Salvini incassa ed evita di andare oggi pomeriggio al Senato a far da guardiano al premier Conte. E così a Salvini, ammesso che ne abbia avuto veramente l'intenzione, mancano ora anche gli argomenti per aprire una crisi di governo. Incassato in pochi giorni tutto ciò che aveva chiesto e preteso, resta complicato spiegare agli italiani, il 24 o il 25 luglio, che si dovrà andare al voto anticipato ad ottobre perché le regioni Lombardia e Veneto non hanno ottenuto la possibilità di assumere propri insegnanti, di incassare i pedaggi delle autostrade e di tenersi tutto il gettito fiscale.

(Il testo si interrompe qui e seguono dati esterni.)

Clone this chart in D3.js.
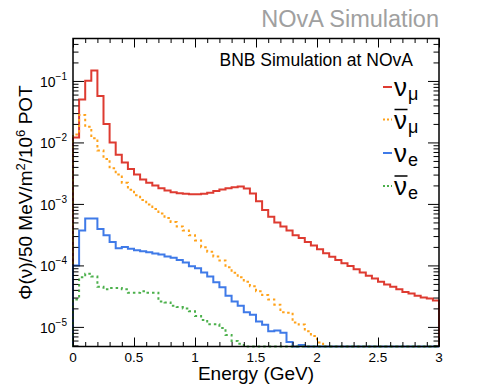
<!DOCTYPE html>
<html>
<head>
<meta charset="utf-8">
<script src="https://cdn.jsdelivr.net/npm/d3@7"></script>
<style>
  body { margin: 0; background: #fff; }
  svg text { font-family: "Liberation Sans", Arial, Helvetica, sans-serif; }
</style>
</head>
<body>
<svg id="svg1" width="488" height="387"></svg>
<script>
// bins of 0.05 GeV from 0 to 3 GeV
var binWidth = 0.05;

var numu = [0.012, 0.050, 0.101, 0.148, 0.057, 0.020, 0.0100, 0.0063, 0.0047, 0.0037,
    0.0030, 0.0025, 0.0022, 0.0020, 0.0018, 0.00165, 0.00155, 0.00149, 0.00146, 0.00144,
    0.00144, 0.00146, 0.00152, 0.00162, 0.00172, 0.00180, 0.00187, 0.00192, 0.00178, 0.00148,
    0.00111, 0.00080, 0.00062, 0.00050, 0.00043, 0.00037, 0.00031, 0.00028, 0.00024, 0.00021,
    0.000183, 0.000157, 0.000138, 0.000122, 0.000108, 0.000098, 0.000087, 0.000077, 0.000068, 0.000061,
    0.000054, 0.000049, 0.000045, 0.000041, 0.000037, 0.000035, 0.000032, 0.000030, 0.000029, 0.000027];

var numubar = [0.0135, 0.028, 0.018, 0.0117, 0.0074, 0.0054, 0.0038, 0.0030, 0.0022, 0.0017,
    0.00138, 0.00116, 0.00098, 0.00083, 0.00070, 0.00059, 0.00051, 0.00043, 0.00037, 0.00031,
    0.000255, 0.000198, 0.000167, 0.000139, 0.00012, 0.000093, 0.000076, 0.000064, 0.000054, 0.000046,
    0.000038, 0.000033, 0.000028, 0.000023, 0.0000173, 0.000017, 0.0000118, 0.0000109, 0.0000085, 0.0000071,
    0.0000056, 0, 0, 0, 0, 0, 0, 0, 0, 0,
    0, 0, 0, 0, 0, 0, 0, 0, 0, 0];

var nue = [0.000100, 0.00037, 0.00058, 0.00058, 0.00039, 0.00031, 0.00024, 0.00019, 0.00020, 0.000186,
    0.000177, 0.00017, 0.000163, 0.000156, 0.00015, 0.00014, 0.000133, 0.000122, 0.000111, 0.000097,
    0.000090, 0.000077, 0.000066, 0.000053, 0.000044, 0.000032, 0.000026, 0.000022, 0.0000173, 0.0000158,
    0.0000122, 0.0000108, 0.0000085, 0.0000087, 0.0000080, 0.0000057, 0, 0.0000051, 0, 0,
    0, 0, 0, 0, 0, 0, 0, 0, 0, 0,
    0, 0, 0, 0, 0, 0, 0, 0, 0, 0];

var nuebar = [0.000028, 0.000064, 0.000073, 0.000066, 0.000045, 0.000041, 0.000043, 0.000043, 0.000041, 0.000036,
    0.000036, 0.000038, 0.000036, 0.000036, 0.000026, 0.000025, 0.000022, 0.000021, 0.000020, 0.000018,
    0.000015, 0.000013, 0.000011, 0.000011, 0.0000096, 0.0000074, 0.0000059, 0.0000053, 0, 0,
    0, 0, 0, 0, 0, 0, 0, 0, 0, 0,
    0, 0, 0, 0, 0, 0, 0, 0, 0, 0,
    0, 0, 0, 0, 0, 0, 0, 0, 0, 0];

var xTicks = [0, 0.5, 1, 1.5, 2, 2.5, 3];
var xTickLabels = ["0", "0.5", "1", "1.5", "2", "2.5", "3"];
var yDecades = [-1, -2, -3, -4, -5];

var series = [
    { name: "numu", values: numu, color: "#de3b31", dash: null, sub: "\u03bc", bar: false },
    { name: "numubar", values: numubar, color: "#ffa21a", dash: "2.5,3", sub: "\u03bc", bar: true },
    { name: "nue", values: nue, color: "#3f7ae8", dash: null, sub: "e", bar: false },
    { name: "nuebar", values: nuebar, color: "#4bb04b", dash: "2.5,3", sub: "e", bar: true }
];

var svg = d3.select("#svg1"),
    frame = { left: 73, right: 439, top: 38.5, bottom: 346.5 },
    ymin = 4.8e-6, ymax = 0.49;

var x = d3.scaleLinear().domain([0, 3]).range([frame.left, frame.right]);
var y = d3.scaleLog().domain([ymin, ymax]).range([frame.bottom, frame.top]);

// histograms
var line = d3.line()
    .x(function (d) { return x(d[0]); })
    .y(function (d) { return y(Math.max(d[1], ymin)); })
    .curve(d3.curveStepAfter);

series.forEach(function (s) {
    var pts = [[0, ymin]];
    s.values.forEach(function (v, i) { pts.push([i * binWidth, v]); });
    pts.push([s.values.length * binWidth, s.values[s.values.length - 1]]);
    pts.push([s.values.length * binWidth, ymin]);
    svg.append("path")
        .attr("d", line(pts))
        .attr("fill", "none")
        .attr("stroke", s.color)
        .attr("stroke-width", 2)
        .attr("stroke-dasharray", s.dash);
});

// frame
svg.append("rect")
    .attr("x", frame.left).attr("y", frame.top)
    .attr("width", frame.right - frame.left).attr("height", frame.bottom - frame.top)
    .attr("fill", "none").attr("stroke", "#000").attr("stroke-width", 1.5);

// x ticks (inward, bottom and top)
var xMinor = d3.range(0, 31).map(function (i) { return i / 10; })
    .filter(function (v) { return Math.abs(v * 2 - Math.round(v * 2)) > 1e-6; });

function xTicksOn(axisFn, yPos) {
    svg.append("g").attr("transform", "translate(0," + yPos + ")")
        .call(axisFn(x).tickValues(xTicks).tickSize(-9).tickFormat(""))
        .call(function (g) { g.select(".domain").remove(); });
    svg.append("g").attr("transform", "translate(0," + yPos + ")")
        .call(axisFn(x).tickValues(xMinor).tickSize(-4.5).tickFormat(""))
        .call(function (g) { g.select(".domain").remove(); });
}
xTicksOn(d3.axisBottom, frame.bottom);
xTicksOn(d3.axisTop, frame.top);

// y ticks (inward, left and right)
var yMajor = yDecades.map(function (e) { return Math.pow(10, e); });
var yMinor = [];
[-6, -5, -4, -3, -2, -1].forEach(function (e) {
    for (var m = 2; m <= 9; m++) {
        var v = m * Math.pow(10, e);
        if (v >= ymin && v <= ymax) yMinor.push(v);
    }
});
function yTicksOn(axisFn, xPos) {
    svg.append("g").attr("transform", "translate(" + xPos + ",0)")
        .call(axisFn(y).tickValues(yMajor).tickSize(-11).tickFormat(""))
        .call(function (g) { g.select(".domain").remove(); });
    svg.append("g").attr("transform", "translate(" + xPos + ",0)")
        .call(axisFn(y).tickValues(yMinor).tickSize(-5.5).tickFormat(""))
        .call(function (g) { g.select(".domain").remove(); });
}
yTicksOn(d3.axisLeft, frame.left);
yTicksOn(d3.axisRight, frame.right);
svg.selectAll(".tick line").attr("stroke", "#000").attr("stroke-width", 1);

// x tick labels
svg.selectAll(".xlab")
    .data(xTicks)
    .enter().append("text")
    .attr("class", "xlab")
    .attr("x", function (d) { return x(d); })
    .attr("y", 362)
    .attr("text-anchor", "middle")
    .style("font-size", "13.5px")
    .text(function (d, i) { return xTickLabels[i]; });

// y tick labels 10^n
yDecades.forEach(function (e) {
    var t = svg.append("text")
        .attr("x", 67)
        .attr("y", y(Math.pow(10, e)) + 6)
        .attr("text-anchor", "end")
        .style("font-size", "14px");
    t.append("tspan").text("10");
    t.append("tspan").attr("dy", -7).style("font-size", "10px").text("\u2212" + Math.abs(e));
});

// axis titles
svg.append("text")
    .attr("x", (frame.left + frame.right) / 2)
    .attr("y", 380)
    .attr("text-anchor", "middle")
    .style("font-size", "19px")
    .text("Energy (GeV)");

var yt = svg.append("text")
    .attr("transform", "translate(32," + ((frame.top + frame.bottom) / 2) + ") rotate(-90)")
    .attr("text-anchor", "middle")
    .style("font-size", "19px");
yt.append("tspan").text("\u03a6(\u03bd)/50 MeV/m");
yt.append("tspan").attr("dy", -7).style("font-size", "13px").text("2");
yt.append("tspan").attr("dy", 7).text("/10");
yt.append("tspan").attr("dy", -7).style("font-size", "13px").text("6");
yt.append("tspan").attr("dy", 7).text(" POT");

// header texts
svg.append("text")
    .attr("x", frame.right)
    .attr("y", 27.3)
    .attr("text-anchor", "end")
    .attr("fill", "#a0a0a0")
    .style("font-size", "23.5px")
    .text("NOvA Simulation");

svg.append("text")
    .attr("x", 413)
    .attr("y", 66)
    .attr("text-anchor", "end")
    .style("font-size", "17.5px")
    .text("BNB Simulation at NOvA");

// legend
var legendBase = [96, 128.5, 162, 195];
series.forEach(function (s, i) {
    var b = legendBase[i];
    svg.append("line")
        .attr("x1", 383).attr("x2", 392)
        .attr("y1", b - 9).attr("y2", b - 9)
        .attr("stroke", s.color).attr("stroke-width", 2)
        .attr("stroke-dasharray", s.dash ? "2,2" : null);
    var t = svg.append("text").attr("x", 394).attr("y", b).style("font-size", "26px");
    t.append("tspan").text("\u03bd");
    t.append("tspan").attr("dy", 4).attr("dx", 1).style("font-size", "18px").text(s.sub);
    if (s.bar) {
        svg.append("line")
            .attr("x1", 394.5).attr("x2", 407.5)
            .attr("y1", b - 19).attr("y2", b - 19)
            .attr("stroke", "#000").attr("stroke-width", 1.5);
    }
});
</script>
</body>
</html>
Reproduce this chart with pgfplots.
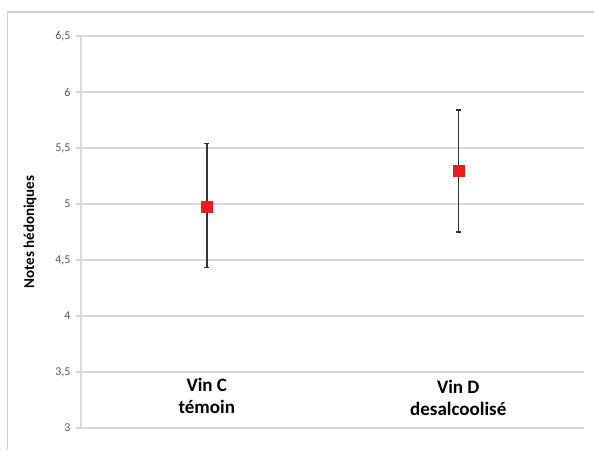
\documentclass[border=0pt]{standalone}
\usepackage{pgfplots}
\pgfplotsset{compat=1.18}
\usepackage{fontspec}
\setmainfont{Carlito}
\definecolor{gridgray}{HTML}{D9D9D9}
\definecolor{framegray}{HTML}{D0D0D0}
\definecolor{tickgray}{HTML}{595959}
\definecolor{ptred}{HTML}{EC1C24}
\begin{document}
\begin{tikzpicture}[x=1pt,y=1pt]
\path[use as bounding box] (0,0) rectangle (594,450);
\draw[framegray, line width=1.5pt] (7.5,0) -- (7.5,438) -- (594,438);
\begin{axis}[
  at={(81pt,22pt)}, anchor=south west,
  scale only axis, width=503pt, height=392pt,
  xmin=-0.5, xmax=1.5, ymin=3, ymax=6.5,
  ytick={3,3.5,...,6.5},
  xtick=\empty,
  ymajorgrids,
  grid style={gridgray, line width=1.3pt},
  axis line style={gridgray, line width=1.3pt},
  axis x line=none,
  axis y line*=left,
  y axis line style={-},
  ytick style={gridgray, line width=1.3pt},
  tick align=outside,
  major tick length=5pt,
  yticklabel style={font=\fontsize{12}{14}\selectfont, text=tickgray, xshift=-2pt},
  /pgf/number format/.cd, use comma, assume math mode=true,
  clip=false,
]
\addplot[only marks, mark=square*, mark size=5.5pt, mark options={ptred, draw=ptred},
  error bars/.cd, y dir=both, y explicit,
  error bar style={line width=1.5pt, black!80},
  error mark options={rotate=90, mark size=2.5pt, line width=1.3pt, black!80}]
  coordinates {
    (0,4.98) += (0,0.56) -= (0,0.55)
    (1,5.30) += (0,0.54) -= (0,0.55)
  };
\node[align=center, font=\bfseries\fontsize{19}{22}\selectfont] at (axis cs:0,3.285) {Vin C\\témoin};
\node[align=center, font=\bfseries\fontsize{19}{22}\selectfont] at (axis cs:1,3.27) {Vin D\\desalcoolisé};
\end{axis}
\node[rotate=90, font=\bfseries\fontsize{15}{18}\selectfont] at (30,218) {Notes hédoniques};
\end{tikzpicture}
\end{document}
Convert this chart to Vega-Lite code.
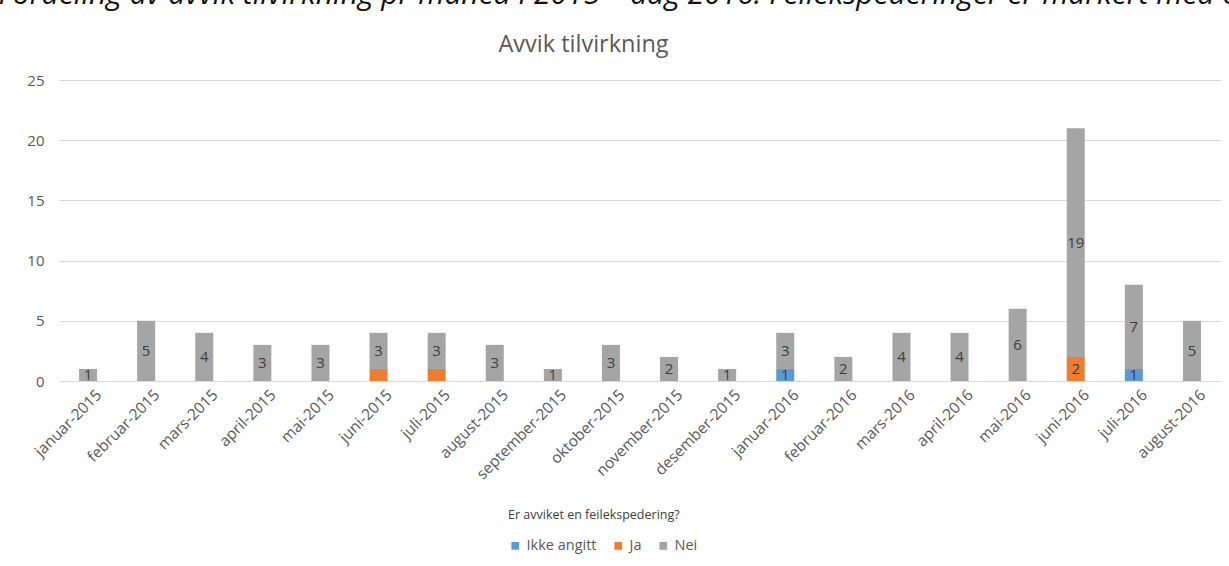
{
  "$schema": "https://vega.github.io/schema/vega-lite/v6.json",
  "autosize": "none",
  "width": 1162,
  "height": 301,
  "padding": {"left": 59, "top": 80, "right": 8, "bottom": 185},
  "background": "white",
  "config": {"view": {"stroke": null}, "font": "Open Sans"},
  "data": {
    "values": [
      {"maaned": "januar-2015", "kategori": "Nei", "antall": 1},
      {"maaned": "februar-2015", "kategori": "Nei", "antall": 5},
      {"maaned": "mars-2015", "kategori": "Nei", "antall": 4},
      {"maaned": "april-2015", "kategori": "Nei", "antall": 3},
      {"maaned": "mai-2015", "kategori": "Nei", "antall": 3},
      {"maaned": "juni-2015", "kategori": "Ja", "antall": 1},
      {"maaned": "juni-2015", "kategori": "Nei", "antall": 3},
      {"maaned": "juli-2015", "kategori": "Ja", "antall": 1},
      {"maaned": "juli-2015", "kategori": "Nei", "antall": 3},
      {"maaned": "august-2015", "kategori": "Nei", "antall": 3},
      {"maaned": "september-2015", "kategori": "Nei", "antall": 1},
      {"maaned": "oktober-2015", "kategori": "Nei", "antall": 3},
      {"maaned": "november-2015", "kategori": "Nei", "antall": 2},
      {"maaned": "desember-2015", "kategori": "Nei", "antall": 1},
      {"maaned": "januar-2016", "kategori": "Ikke angitt", "antall": 1},
      {"maaned": "januar-2016", "kategori": "Nei", "antall": 3},
      {"maaned": "februar-2016", "kategori": "Nei", "antall": 2},
      {"maaned": "mars-2016", "kategori": "Nei", "antall": 4},
      {"maaned": "april-2016", "kategori": "Nei", "antall": 4},
      {"maaned": "mai-2016", "kategori": "Nei", "antall": 6},
      {"maaned": "juni-2016", "kategori": "Ja", "antall": 2},
      {"maaned": "juni-2016", "kategori": "Nei", "antall": 19},
      {"maaned": "juli-2016", "kategori": "Ikke angitt", "antall": 1},
      {"maaned": "juli-2016", "kategori": "Nei", "antall": 7},
      {"maaned": "august-2016", "kategori": "Nei", "antall": 5}
    ]
  },
  "transform": [
    {"calculate": "indexof(['Ikke angitt','Ja','Nei'], datum.kategori)", "as": "ord"}
  ],
  "layer": [
    {
      "mark": {"type": "bar"},
      "encoding": {
        "x": {
          "field": "maaned",
          "type": "ordinal",
          "sort": null,
          "scale": {
            "domain": ["januar-2015","februar-2015","mars-2015","april-2015","mai-2015","juni-2015","juli-2015","august-2015","september-2015","oktober-2015","november-2015","desember-2015","januar-2016","februar-2016","mars-2016","april-2016","mai-2016","juni-2016","juli-2016","august-2016"],
            "paddingInner": 0.69,
            "paddingOuter": 0.345
          },
          "axis": {
            "labelAngle": -45,
            "labelFontSize": 15.5,
            "labelColor": "#595959",
            "labelOffset": 6,
            "ticks": false,
            "domainColor": "#d9d9d9",
            "labelPadding": 6,
            "title": "Fordeling av avvik tilvirkning pr måned i 2015 – aug 2016. Feilekspederinger er markert med oransje farge",
            "titleX": -61,
            "titleY": -378,
            "titleAlign": "left",
            "titleBaseline": "alphabetic",
            "titleAngle": 0,
            "titleFont": "Open Sans",
            "titleFontStyle": "italic",
            "titleFontWeight": "normal",
            "titleFontSize": 30,
            "titleColor": "#111111",
            "titleLimit": 3000
          }
        },
        "y": {
          "field": "antall",
          "type": "quantitative",
          "stack": "zero",
          "scale": {"domain": [0, 25], "nice": false, "zero": true},
          "axis": {
            "values": [0, 5, 10, 15, 20, 25],
            "domain": false,
            "ticks": false,
            "gridColor": "#d9d9d9",
            "labelFontSize": 15,
            "labelColor": "#595959",
            "labelPadding": 15,
            "title": "Avvik tilvirkning",
            "titleAngle": 0,
            "titleX": 524,
            "titleY": -36,
            "titleAlign": "center",
            "titleBaseline": "middle",
            "titleFontSize": 23.5,
            "titleFontWeight": "normal",
            "titleColor": "#595959",
            "titleFont": "Open Sans"
          }
        },
        "color": {
          "field": "kategori",
          "type": "nominal",
          "scale": {"domain": ["Ikke angitt", "Ja", "Nei"], "range": ["#5B9BD5", "#ED7D31", "#A5A5A5"]},
          "legend": {
            "orient": "none",
            "direction": "horizontal",
            "legendX": 449,
            "legendY": 429,
            "title": "Er avviket en feilekspedering?",
            "titleFontSize": 12.5,
            "titleFontWeight": "normal",
            "titleColor": "#404040",
            "titlePadding": 17,
            "symbolType": "square",
            "symbolSize": 60,
            "symbolStrokeWidth": 0,
            "labelFontSize": 14.5,
            "labelColor": "#595959",
            "columnPadding": 14
          }
        },
        "order": {"field": "ord", "type": "quantitative"}
      }
    },
    {
      "transform": [
        {"stack": "antall", "groupby": ["maaned"], "sort": [{"field": "ord", "order": "ascending"}], "as": ["y0", "y1"]},
        {"filter": "!(datum.kategori == 'Ja' && datum.antall == 1)"},
        {"calculate": "(datum.y0 + datum.y1) / 2", "as": "mid"}
      ],
      "mark": {"type": "text", "fontSize": 15, "color": "#404040", "baseline": "middle", "align": "center"},
      "encoding": {
        "x": {"field": "maaned", "type": "ordinal", "sort": null},
        "y": {"field": "mid", "type": "quantitative", "scale": {"domain": [0, 25], "nice": false}},
        "text": {"field": "antall", "type": "quantitative"}
      }
    }
  ]
}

La mossa del cavallo fatta ieri da Conte facendo saltare gli incontri a palazzo Chigi sull'autonomia, è servita per evitare che la Lega facesse piatto e per preparare con maggiore serenità un consiglio dei ministri nel quale anche Salvini - e i governatori Zaia e Fontana - dovranno cedere qualcosa.
Malgrado il presunto pressing di una parte del Carroccio, Salvini è convinto che sulle contraddizioni del M5S può ancora lucrare molti punti percentuale. Tornare ora nel recinto del centrodestra, come vorrebbe chi per settimane ha immaginato il voto a settembre, significherebbe per il ministro dell'Interno smentire una narrazione giocata, sin dall'inizio della sua ascesa a via Bellerio, in contrapposizione a Bossi come a Berlusconi. Continuare invece a tenere in piedi il governo ha permesso sinora alla Lega sui svuotare il M5S.
L'INCOGNITA
L'incognita che però inizia a profilarsi, e che da qualche tempo irrita lo stesso Salvini, è il ruolo che sta assumendo Conte. Il presidente del Consiglio ieri ha confermato di voler spingere l'azione di governo anche oltre, e malgrado, i continui botta e risposta tra i due suoi vice. «Il silenzio a palazzo Chigi preoccupa», ha sostenuto ieri il presidente della regione Lombardia Attilio Fontana dopo aver appreso della cancellazione dei tavoli tecnici sull'Autonomia regionale.
Sulla Tav Conte ha sfruttato al massimo il vincolo esterno rappresentato dall'Europa e dal no francese a possibili modifiche. Lo stesso farà sull'autonomia chiesta dalle regioni del Nord. La Costituzione e le proteste dei governatori delle regioni del Mezzogiorno, che hanno inziato ad alzare la voce, rappresentano per il presidente del Consiglio il vincolo - stavolta interno - attraverso il quale contenere le richieste del Nord. Il tutto nella convinzione che Salvini non abbia nessuna intenzione di cedere alle richieste di crisi di governo su un tema che riporterebbe la Lega ad una dimensione diversa da quella nazionale che il ministro dell'Interno ha dato in questi mesi.